In South Africa, attention will be on growth in the week ahead as Stats SA's release of the June manufacturing and mining output data for June. The second quarter continued to be challenging for these two sectors as Eskom intensified its electricity load-shedding schedule. In the manufacturing sector, seasonally adjusted output contracted by 0.4% and 2.0% m/m in May and April, respectively, as energy-intensive sectors such as steel manufacturing came under increased pressure.
While these consecutive declines create a base for some payback in June, analysts see the scope for this as fairly limited and expect output to record growth of only 0.7% m/m (sa), states Barclays.

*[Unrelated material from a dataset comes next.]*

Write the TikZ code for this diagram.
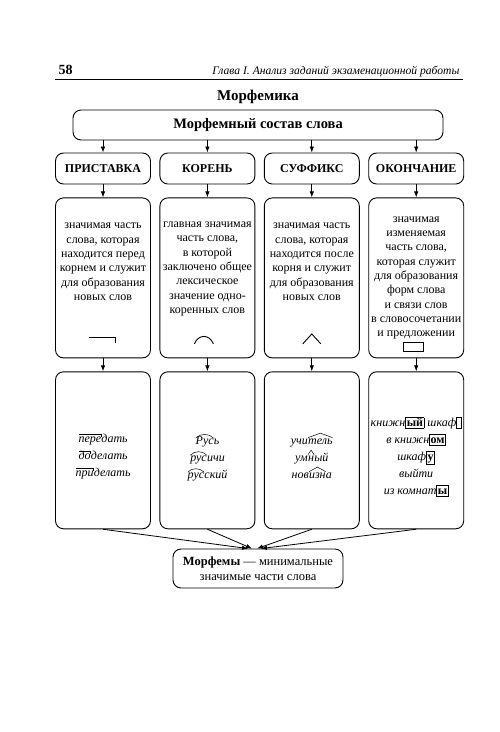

Performance in the mining sector, which is further challenged by falling commodity prices, has performed even worse so far in Q2 with seasonally adjusted output plunging 4.7% m/m in both April and May. According to Barclays, while forecasting mining output is inherently difficult due to high volatility, and the low base created in April and May is likely to support some correction in June and forecast growth of 1.9% m/m (sa).
The bank estimates, "Based on our projections of June output in mining and manufacturing, overall quarterly growth in both sectors should be negative, which would point to a negative contribution to Q2 GDP growth. Whereas, Q2 GDP is expected to post 1.5% q/q saar growth due to the better performance of the service sector."